Furthermore, property buyers borrowed half the amount of money to secure their homes, dropping from a total of £2.2billion to £1.2billion month on month, the Bank reported. Alice Haine, a personal finance analyst at Bestinvest by Evelyn Partners, suggested that the dip in mortgage approvals reflects "lingering affordability concerns causing borrowers to approach the market with caution".
"Inflation may be easing, but persistently high borrowing costs are still making it hard for buyers to secure the homes they want," she said. "Interest rate cut hopes have been dashed throughout 2024, which is why all eyes are pinned on the next rate decision at the start of August when buyers and those looking to refinance are hoping for some respite."
Experts suggested this could be down to people delaying getting on the housing ladder until after Thursday's General Election, when they will know what the next government will be. The rise in consumer borrowing could also be partly driven by people splashing out more ahead of their summer holidays, experts said.
However, some cautioned against people taking on more debt while interest rates remain at a 16-year high.

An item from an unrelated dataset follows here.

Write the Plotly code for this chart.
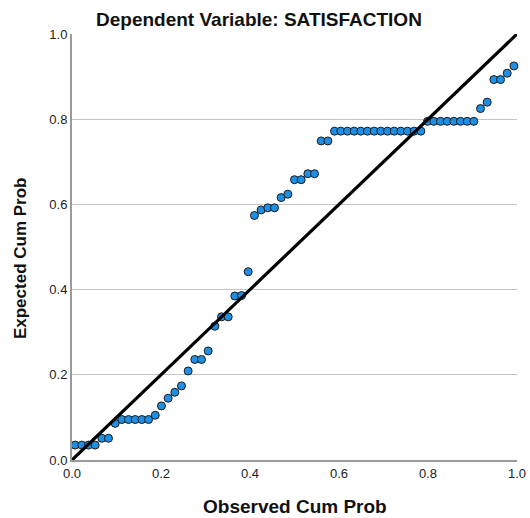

Karim Haji, global head of UK financial services at KPMG, said the uptick should be "monitored closely by lenders", adding: "Even if the Bank of England opts to cut the base rate at the next meeting, a likely 25 basis point cut would still leave the base rate above its long-run level."
This would reduce interest rates from their current level of 5.25% to 5%. "With this in mind, more borrowing at higher rates, at a time when the cost of living is still high, should be cause for additional vigilance amongst lenders," Mr Haji said. Meanwhile, after a record-high inflow of £12.3billion being locked into savings in April, the amount of money households deposited with banks and building societies went up by £5.3billion in May.
This was driven by an additional £4.2billion being put into ISA accounts. These figures suggest that people are taking the opportunity at the start of the new tax year, from April, to withdraw money from taxable savings accounts and put it into tax-free ISAs.